KS2 teachers, what can you find out about . . . the Palaeolithic?

You might think that finding information on the archaeology of the Palaeolithic of the area you live and work in might be difficult. Well, think again. Each county in England and Wales for example is required to maintain a register of all archaeological sites, find spots, listed buildings etc. It is known as the Historic Environment Record or HER. It used to be called the Sites and Monuments Record or SMR – you may come across this at some point!

As with many other things, there are different approaches to accessing the information – some are searchable on-line databases, some are not. This one in Scotland is one you can search online: http://www.aberdeenshire.gov.uk/archaeology/

In the case of those which aren’t online, you can access these via your local county council who are responsible for them. Our local HER is not online but we have always found an email to the archaeology team will be enough to get the information we need! You should be able to find an email address to write to on your local county council’s website.

We asked our team about Palaeolithic sites in Derbyshire and in return got lots of records. Here are just a few of the interesting things we found:

  • Reindeer bones found in Lathkill Dale, although it is uncertain exactly where!
  • At two sites in the Peak District there is evidence of a hearth dating back to end of last ice age with horse and red deer bones split for possible marrow extraction. Bone marrow is very nutritious and a valuable source of energy.
  • The range of animals found in Palaeolithic contexts from Windy Knoll fissure cave near Castleton include reindeer, bison, grizzly bear and wolf.
  • Some 70 handaxes dating to the Palaeolithic have been found in the Willington area, all of them in the gravel terraces of old river courses.
  • The remains of a mammoth’s tusk was found near Shardlow in September 1995. When examined, the tusk was found to be in pieces with the external sheaf surviving, but only a small part of the inner core was present. It was reported to be from the sands and gravels at about 1m above the Mercia mudstone floor of the quarry, probably of Devensian age (120-12,000BP).
  • A number of flint implements were found in Langwith Bassett Cave between 1902-12. The cave of Langwith is situated at the base of a low scarp of limestone near the summit of the hill on the northern side of the valley of the River Poulter just behind the rectory of Langwith Bassett.
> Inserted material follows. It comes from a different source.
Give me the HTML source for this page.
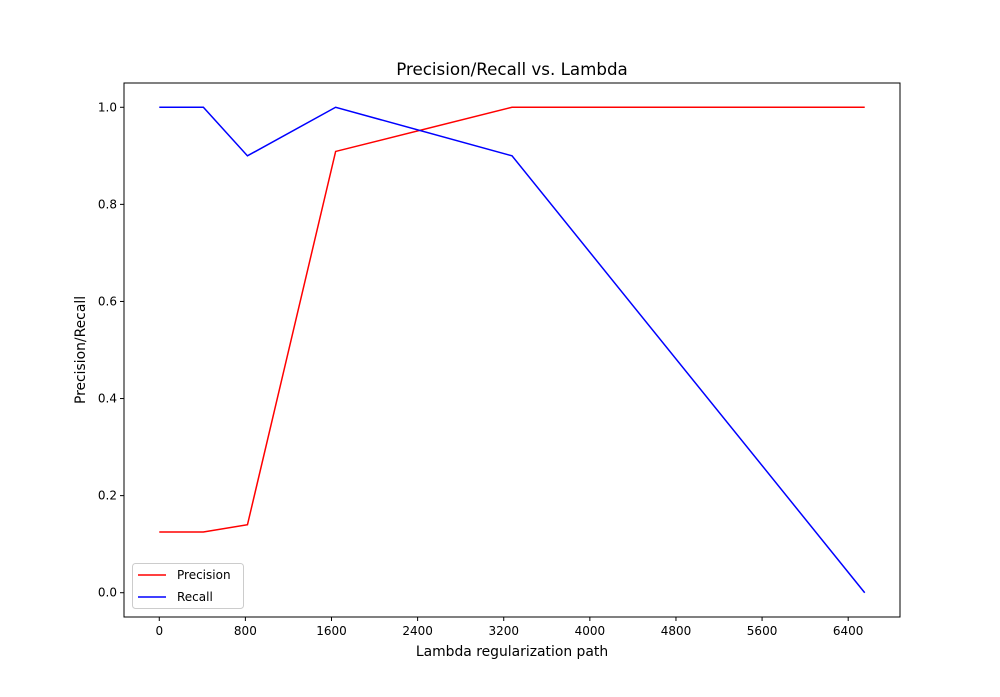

Armed with information from your local HER you can explore sites to see what they look like today and perhaps imagine what they looked like many thousands of years ago. As you can see from the picture here, taken when we went to explore Creswell Crags and nearby sites, the cave at Langwith Bassett is hidden today under vegetation, but you do at least get a sense of the location and what it might have been like.

You do need to be aware of beasties in the field!
You do need to be aware of beasties in the field!

Hidden in the bushes is Langwith Bassett cave, site of human activity in the Palaeolithic.